World Renown Composer Emilio Kauderer on Scoring Animation in Underdogs
Emilio Kauderer is a Los Angeles-based Argentine composer who scored the film El Secreto de Sus Ojos, which won the 2009 Oscar for Best Foreign Language Film. Kauderer was then brought on to score last year’s English language remake Secret in Their Eyes, which starred Julia Roberts and Nicole Kidman. We discuss the unusual experience of working on different versions of the same film, how scoring live action compares to his work on the animation Underdogs and his thoughts on Quentin Tarantino’s recent controversial take on film scoring at The Golden Globes.
How did the project scoring the Argentinian animation Underdogs come about for you?
I’ve been working with the writer/director Jose Campanella quite a bit. We’ve known each other for 15 years and we did about ten projects together. This started back during the drawing of Underdogs and then we ended up working together throughout the project.
Is it the first time you’ve scored an animation?
It’s the first time that I scored this animation. I did shorts and all that but animation, I wasn’t that familiar with it.
Is there any different ways that you approach scoring an animation to a live action film?
It is very different. In a regular action or drama or thriller, you are framing the characters, or the music is just enhancing emotions and chases and movements.
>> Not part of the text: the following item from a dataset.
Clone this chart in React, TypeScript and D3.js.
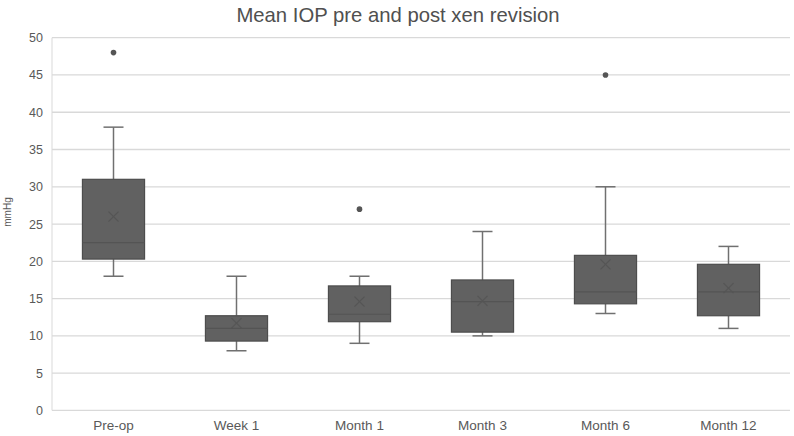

Whereas animation is wall to wall music and music is a character. It becomes a character. For me, animation can hold a more powerful emotional suggestion from the composer.
Would you say that you find it more creatively fulfilling because of the bigger role that the music plays?
I wouldn’t say so, no, no. I enjoy both of them. It’s just different. It’s more involved, that’s all.
Can you describe your sound? You use Argentinean instruments in your scoring work, is that right?
Yes. I try to blend different ethnic sounds. I’m from a Jewish-Polish background, from those that went from Europe to Argentina and came back to the US. I love tango and I wrote several tangos including an electronic tango that we produced with Gustavo Santaolalla. I collaborated with him and the Latin Grammy winner Bajofondo Tango Club. I try to bring in blends of guitar and charangos and bandoneons and all that into my music.
What inspires you? How do you come up with a different sound each time you approach it?
I try to tap into my feelings and emotions and try to find a language for a particular movie. I like melody, I like writing a theme for the movie that portrays what the movie is all about. When I’m working with a theme, the instrument comes up. It could be a cello, it could be a charango, that is this little guitar from the north of Argentina…it varies. The Secret in Their Eyes was interesting because I scored two versions; [the orginal] set in Argentina versus [the remake] set in downtown LA.
How did you create a new twist on the sound for the remake?
For me it was a different approach. The script was very different from the original. It triggered a complete different sense of pace, of depth and of drama in me. I understood that the core of the film and the remake was kind of the structure of the original, but in the sense of the angst and the characters and whatever was going on in it, was quite different.
Your symphonic work was performed at the Hollywood Bowl in 2014 by the Los Angeles Philharmonic. Was that an exciting moment for you?
It was phenomenal to hear my music in such a venue and performed by such a superb orchestra, The L.A. Phil, conducted by Maestro Dudamel. It was like touching heaven. They did a wonderful rendition of my symphonic tangos.
I don’t know if you saw The Golden Globes when Quentin Tarantino referred to scoring film as the ‘ghetto’ of composing?
Yes, I was watching.
I’m curious, as someone who composes across different areas, what are your thought on that assessment?
I don’t completely agree. The way I see it is the more carte blanche I have to compose for the film, the more me I am. If that’s what Quinton Tarantino meant by it, that’s it.
Sure, the more creatively pure it is?
Correct. It is me- when I hear my music it is me- regardless whether it’s at the Hollywood Bowl or Secret in Their Eyes or Underdogs, so I can recognize that.
Is there anything that you would really love to do?
I like thrillers in general and I would like to do more American movies that are creative. I see a lot of independent producers and directors doing more of this thematic content that I like.